Nelle mani dei registi
Perfezionista, amante del proprio lavoro, appassionata. Com'è Nicole Kidman sul set? "Obbediente. Se hai la mania del controllo non puoi fare l'attore perché sei al servizio del regista e della sua visione. E poi sono molto rispettosa del lavoro degli sceneggiatori. Raramente mi è capitato di essere invitata a improvvisare, di solito lavoro con autori molto precisi e cambiare le loro parole è irrispettoso. Lars von Trier usa una lingua molto particolare, ha una qualità onirica, ma c'è il problema della traduzione in inglese. In quel caso ho avuto un po' di difficoltà e ho cambiato qualcosa, ma è molto raro. Mi piace affidarmi ai registi che fanno tante prove per aiutarti a costruire il personaggio e mi piace lavorare con quelli che ti lasciano libertà. Amo ogni modalità del mio lavoro".
Parlando del suo ultimo lavoro, il dramma Lion che, dopo Toronto e Londra verrà presentato in anteprima alla Festa di Roma, Nicole Kidman spiega di aver accettato perché il film "affronta il tema della maternità da punti di vista diversi. Il film è ispirato a una storia vera, che non conoscevo. Il mio personaggio è una donna, una madre che aiuta il figlio a trovare i genitori naturali facendo un grande sacrifico per amore. Volevo incarnare l'aspetto materno del personaggio. Garth Davis, il regista, è molto rilassato, molto tranquillo. Sul set ascolta musica, fa esercizi con gli attori, e ha trasformato il piccolo protagonista del film, che non parla neppure inglese, in attore. Un'esperienza bellissima".
"Sogno il contatto col pubblico"
Oggi Nicole Kidman è una donna appagata sentimentalmente e a livello lavorativo e ci confessa di amare anche quegli aspetti della vita da star di cui molti si lamentano: "Fin da piccola sognavo di lavorare a Hollywood, di calcare i palchi di Broadway, volevo conoscere persone di nazionalità diverse.
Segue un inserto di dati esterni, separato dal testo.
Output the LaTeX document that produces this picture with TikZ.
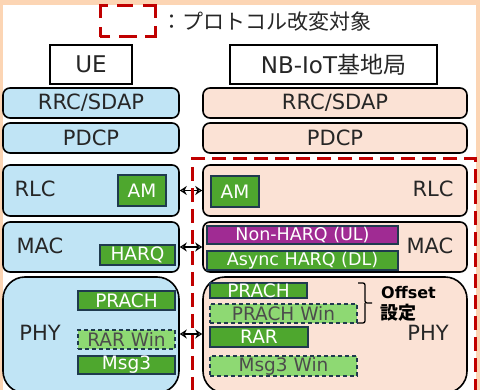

Mi piace viaggiare, conoscere posti diversi. Quando giri un film in un altro paese ci vivi per un periodo, non sei un turista, hai la possibilità di conoscere i luoghi e le persone".
Tra tante soddisfazioni va annoverato anche un Oscar conquistato nel 2003 per il ruolo di Virginia Woolf in The Hours. Al riguardo la Kidman confessa: "Vincere l'Oscar ha rappresentato una svolta, ma non a livello di carriera. Ero già affermata, ma in quel momento non avevo nessuno con cui condividere la gioia, volevo innamorarmi di nuovo. Per me avere successo significa avere un filo diretto con le persone, sentire che le faccio piangere o ridere. La cosa peggiore che possa esistere è una società insensibile. Purtroppo oggi stiamo andando in questa direzione, ma io voglio sentire il calore della gente".